- Stated exercise
Write the number of lines holding the word "that", and nothing else.
--- Start ---
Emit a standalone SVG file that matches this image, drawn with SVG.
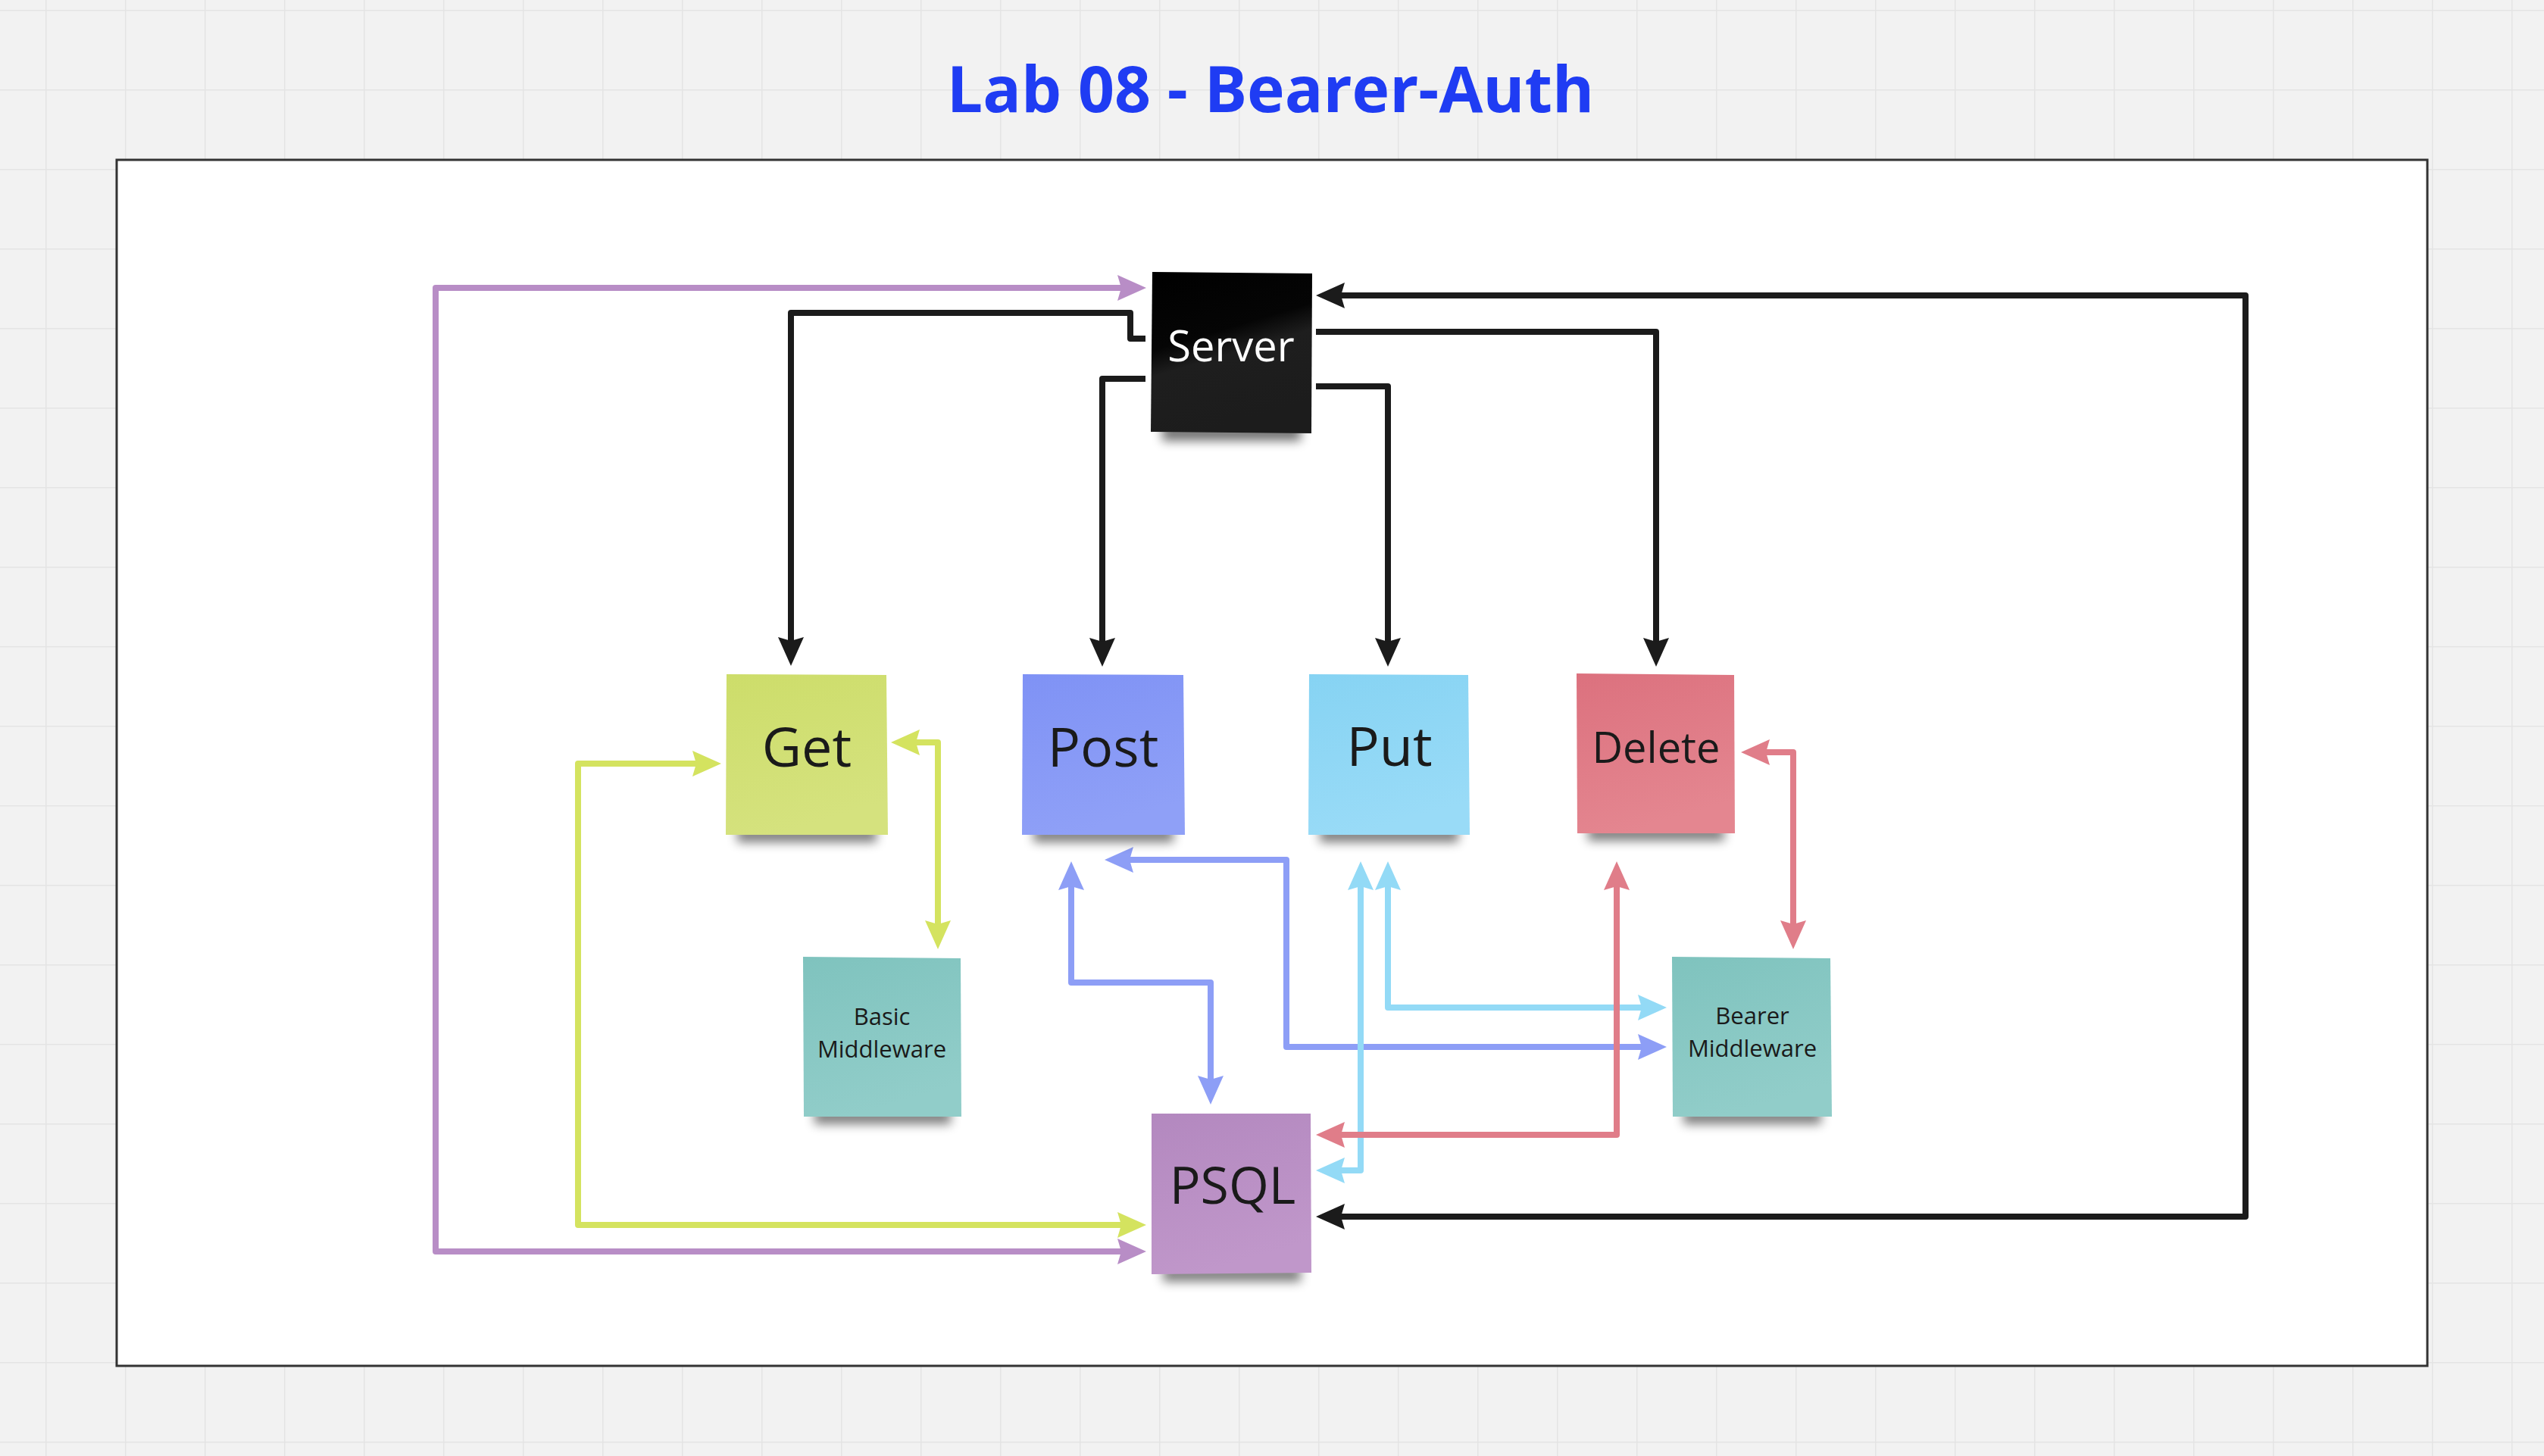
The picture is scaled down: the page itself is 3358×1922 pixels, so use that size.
<svg xmlns="http://www.w3.org/2000/svg" width="3358" height="1922" viewBox="0 0 3358 1922">
<style>
.note text{font-family:"Open Sans","Noto Sans",sans-serif;fill:#1a1a1a;text-anchor:middle}
.c{fill:none;stroke-width:8;stroke-linejoin:round}
.k{stroke:#1b1b1b}.p{stroke:#b88dc6}.g{stroke:#d4e35f}.b{stroke:#8d9ef6}.l{stroke:#93daf6}.r{stroke:#e07d89}
</style>
<defs>
<pattern id="grid" x="60" y="13" width="105" height="105" patternUnits="userSpaceOnUse">
<path d="M0,0 H105 M0,0 V105" stroke="#e4e4e4" stroke-width="3" fill="none"/>
</pattern>
<filter id="sh" x="-20%" y="-200%" width="140%" height="500%"><feGaussianBlur stdDeviation="7"/></filter>
<linearGradient id="gK" x1="0" y1="0" x2="0.3" y2="1"><stop offset="0" stop-color="#000"/><stop offset="0.45" stop-color="#050505"/><stop offset="0.6" stop-color="#1e1e1e"/><stop offset="1" stop-color="#1c1c1c"/></linearGradient>
<linearGradient id="gG" x1="0" y1="0" x2="0.3" y2="1"><stop offset="0" stop-color="#cddd6a"/><stop offset="1" stop-color="#d5e27e"/></linearGradient>
<linearGradient id="gB" x1="0" y1="0" x2="0.3" y2="1"><stop offset="0" stop-color="#7f92f5"/><stop offset="1" stop-color="#8fa0f7"/></linearGradient>
<linearGradient id="gL" x1="0" y1="0" x2="0.3" y2="1"><stop offset="0" stop-color="#86d3f3"/><stop offset="1" stop-color="#99dbf7"/></linearGradient>
<linearGradient id="gR" x1="0" y1="0" x2="0.3" y2="1"><stop offset="0" stop-color="#dc717e"/><stop offset="1" stop-color="#e48690"/></linearGradient>
<linearGradient id="gT" x1="0" y1="0" x2="0.3" y2="1"><stop offset="0" stop-color="#7fc3be"/><stop offset="1" stop-color="#91cdc9"/></linearGradient>
<linearGradient id="gP" x1="0" y1="0" x2="0.3" y2="1"><stop offset="0" stop-color="#b388bf"/><stop offset="1" stop-color="#c097ca"/></linearGradient>
<marker id="mk" viewBox="0 0 38 34" refX="18" refY="17" markerWidth="38" markerHeight="34" markerUnits="userSpaceOnUse" orient="auto-start-reverse"><path d="M0,0 L38,17 L0,34 L5,17 Z" fill="#1b1b1b"/></marker>
<marker id="mp" viewBox="0 0 38 34" refX="18" refY="17" markerWidth="38" markerHeight="34" markerUnits="userSpaceOnUse" orient="auto-start-reverse"><path d="M0,0 L38,17 L0,34 L5,17 Z" fill="#b88dc6"/></marker>
<marker id="mg" viewBox="0 0 38 34" refX="18" refY="17" markerWidth="38" markerHeight="34" markerUnits="userSpaceOnUse" orient="auto-start-reverse"><path d="M0,0 L38,17 L0,34 L5,17 Z" fill="#d4e35f"/></marker>
<marker id="mb" viewBox="0 0 38 34" refX="18" refY="17" markerWidth="38" markerHeight="34" markerUnits="userSpaceOnUse" orient="auto-start-reverse"><path d="M0,0 L38,17 L0,34 L5,17 Z" fill="#8d9ef6"/></marker>
<marker id="ml" viewBox="0 0 38 34" refX="18" refY="17" markerWidth="38" markerHeight="34" markerUnits="userSpaceOnUse" orient="auto-start-reverse"><path d="M0,0 L38,17 L0,34 L5,17 Z" fill="#93daf6"/></marker>
<marker id="mr" viewBox="0 0 38 34" refX="18" refY="17" markerWidth="38" markerHeight="34" markerUnits="userSpaceOnUse" orient="auto-start-reverse"><path d="M0,0 L38,17 L0,34 L5,17 Z" fill="#e07d89"/></marker>
</defs>
<rect width="3358" height="1922" fill="#f2f2f2"/>
<rect width="3358" height="1922" fill="url(#grid)"/>
<text x="1677" y="148" font-family="'Open Sans','Noto Sans',sans-serif" font-weight="700" font-size="84" fill="#1f3cf3" text-anchor="middle">Lab 08 - Bearer-Auth</text>
<rect id="frame" x="154" y="211" width="3050" height="1592" fill="#ffffff" stroke="#333333" stroke-width="3"/>

<g id="connectors">
<path class="c p" d="M1493,380 H575 V1652 H1493" marker-start="url(#mp)" marker-end="url(#mp)"/>
<path class="c k" d="M1512,447 H1492 V413 H1044 V859" marker-end="url(#mk)"/>
<path class="c k" d="M1512,500 H1455 V860" marker-end="url(#mk)"/>
<path class="c k" d="M1737,510 H1832 V860" marker-end="url(#mk)"/>
<path class="c k" d="M1737,438 H2186 V860" marker-end="url(#mk)"/>
<path class="c k" d="M1757,390 H2964 V1606 H1757" marker-start="url(#mk)" marker-end="url(#mk)"/>
<path class="c g" d="M932,1008 H763 V1617 H1493" marker-start="url(#mg)" marker-end="url(#mg)"/>
<path class="c g" d="M1196,980 H1238 V1233" marker-start="url(#mg)" marker-end="url(#mg)"/>
<path class="c b" d="M1414,1157 V1297 H1598 V1438" marker-start="url(#mb)" marker-end="url(#mb)"/>
<path class="c b" d="M1478,1135 H1698 V1382 H2180" marker-start="url(#mb)" marker-end="url(#mb)"/>
<path class="c l" d="M1796,1157 V1545 H1757" marker-start="url(#ml)" marker-end="url(#ml)"/>
<path class="c l" d="M1832,1157 V1330 H2180" marker-start="url(#ml)" marker-end="url(#ml)"/>
<path class="c r" d="M2134,1157 V1498 H1757" marker-start="url(#mr)" marker-end="url(#mr)"/>
<path class="c r" d="M2318,993 H2367 V1233" marker-start="url(#mr)" marker-end="url(#mr)"/>
</g>

<g id="server" class="note">
<rect x="1534" y="560" width="183" height="22" fill="#000" opacity="0.55" filter="url(#sh)"/>
<path d="M1521,359 L1732,361 L1731,572 L1519,570 Z" fill="url(#gK)"/>
<text x="1625" y="477" font-size="56" style="fill:#ffffff">Server</text>
</g>
<g id="get" class="note">
<rect x="973" y="1092" width="184" height="20" fill="#000" opacity="0.5" filter="url(#sh)"/>
<path d="M959,890 L1170,891 L1172,1102 L958,1102 Z" fill="url(#gG)"/>
<text x="1065" y="1012" font-size="72">Get</text>
</g>
<g id="post" class="note">
<rect x="1364" y="1092" width="185" height="20" fill="#000" opacity="0.5" filter="url(#sh)"/>
<path d="M1350,890 L1562,891 L1564,1102 L1349,1102 Z" fill="url(#gB)"/>
<text x="1456" y="1012" font-size="72">Post</text>
</g>
<g id="put" class="note">
<rect x="1742" y="1092" width="183" height="20" fill="#000" opacity="0.5" filter="url(#sh)"/>
<path d="M1728,890 L1938,891 L1940,1102 L1727,1102 Z" fill="url(#gL)"/>
<text x="1834" y="1011" font-size="72">Put</text>
</g>
<g id="delete" class="note">
<rect x="2096" y="1090" width="180" height="20" fill="#000" opacity="0.5" filter="url(#sh)"/>
<path d="M2081,889 L2289,891 L2290,1100 L2082,1100 Z" fill="url(#gR)"/>
<text x="2186" y="1007" font-size="56">Delete</text>
</g>
<g id="basic-middleware" class="note">
<rect x="1075" y="1464" width="180" height="20" fill="#000" opacity="0.5" filter="url(#sh)"/>
<path d="M1060,1263 L1268,1265 L1269,1474 L1061,1474 Z" fill="url(#gT)"/>
<text x="1164" y="1353" font-size="31">Basic</text>
<text x="1164" y="1396" font-size="31">Middleware</text>
</g>
<g id="bearer-middleware" class="note">
<rect x="2222" y="1464" width="182" height="20" fill="#000" opacity="0.5" filter="url(#sh)"/>
<path d="M2207,1263 L2416,1265 L2418,1474 L2208,1474 Z" fill="url(#gT)"/>
<text x="2313" y="1352" font-size="31">Bearer</text>
<text x="2313" y="1395" font-size="31">Middleware</text>
</g>
<g id="psql" class="note">
<rect x="1535" y="1672" width="182" height="20" fill="#000" opacity="0.5" filter="url(#sh)"/>
<path d="M1520,1470 L1730,1470 L1731,1680 L1520,1682 Z" fill="url(#gP)"/>
<text x="1627" y="1589" font-size="68">PSQL</text>
</g>
</svg>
--- End ---
- Reply
2